R&D a vital cog in EU single market vision
Stimulating innovation among small businesses is a central tenet of the EU’s single market vision unveiled today and new structures such as ‘researcher passports’, interoperability of e-government systems and EU patent protection are outlined.
The European Commission will also make proposals to improve financial literacy and facilitate the switching of bank accounts without a closing fee.
The commission will propose a Small Business Act in 2008, which will aim to cut red tape, increase small to medium-sized enterprise access to European programmes, increase their share of the public procurement contracts and reduce obstacles to cross- border activity.

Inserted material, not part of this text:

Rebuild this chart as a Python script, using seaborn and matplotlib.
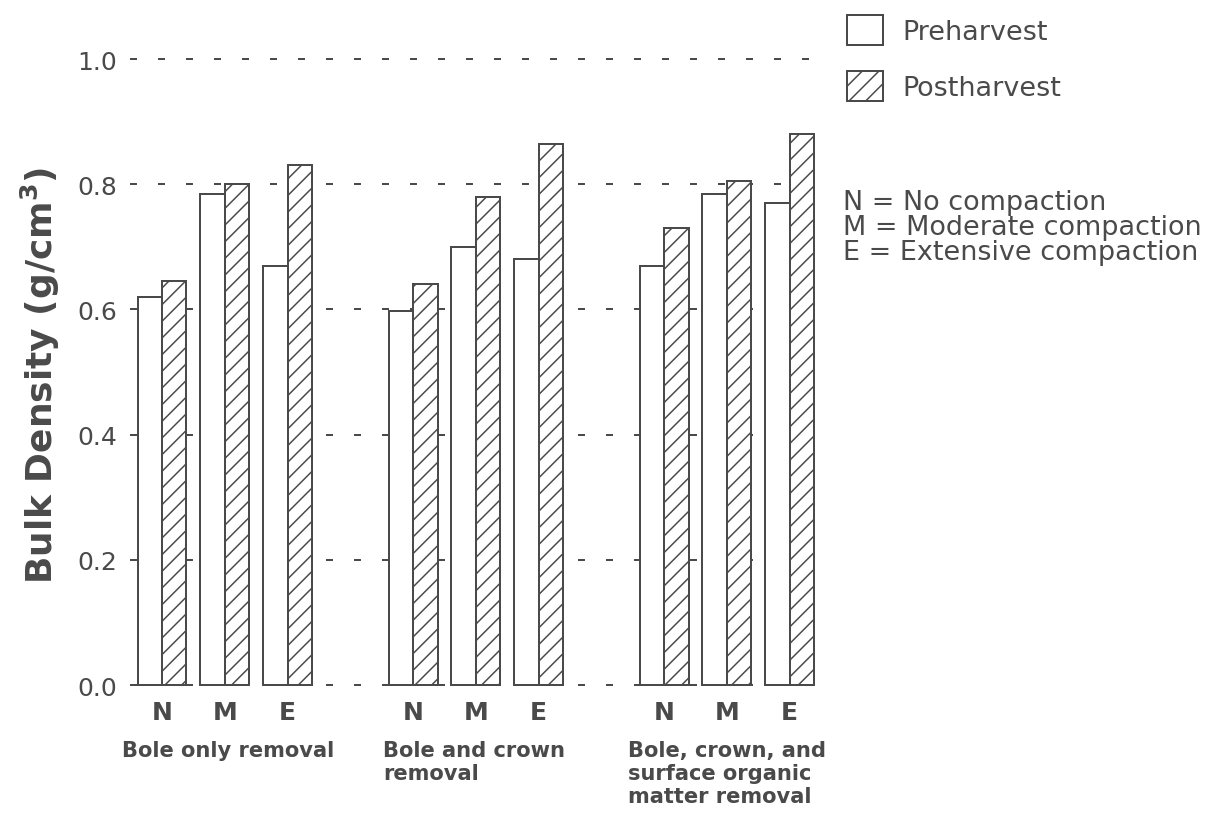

A new standardisation strategy will aim to help the results of R&D to find their way to markets and to boost take up of energy-saving technologies.
Building on the electronic communications package presented last week by telecoms commissioner Viviene Reding, a flagship of the new single market, the commission will in 2008 present initiatives on universal service and on the interoperability of e-government systems.
The commission will seek progress on common EU patent protection and propose a researcher passport to boost mobility of researchers.
"Today's package puts consumers and small businesses first. It marks the start of a new cycle for the single market," said European Commission president, José Manuel Barroso.
"We need to make the strong base we already have work even better. We aim to empower consumers and small businesses through initiatives such as the consumer scoreboard, the Small Business Act and the single market assistance service. We will act to remove bottlenecks where single market benefits are not being fully passed on to customers, as we have done in the mobile phone roaming market.
"A single market for all means a strong social dimension, which is why we are also presenting today the commission's social vision and a specific way forward on services and social services of general interest," Barroso continued.
"This balanced package will mean a single market that does more to boost Europe's response to globalisation, to create growth and jobs, to ensure fair prices and to contribute to social and environmental protection," he added.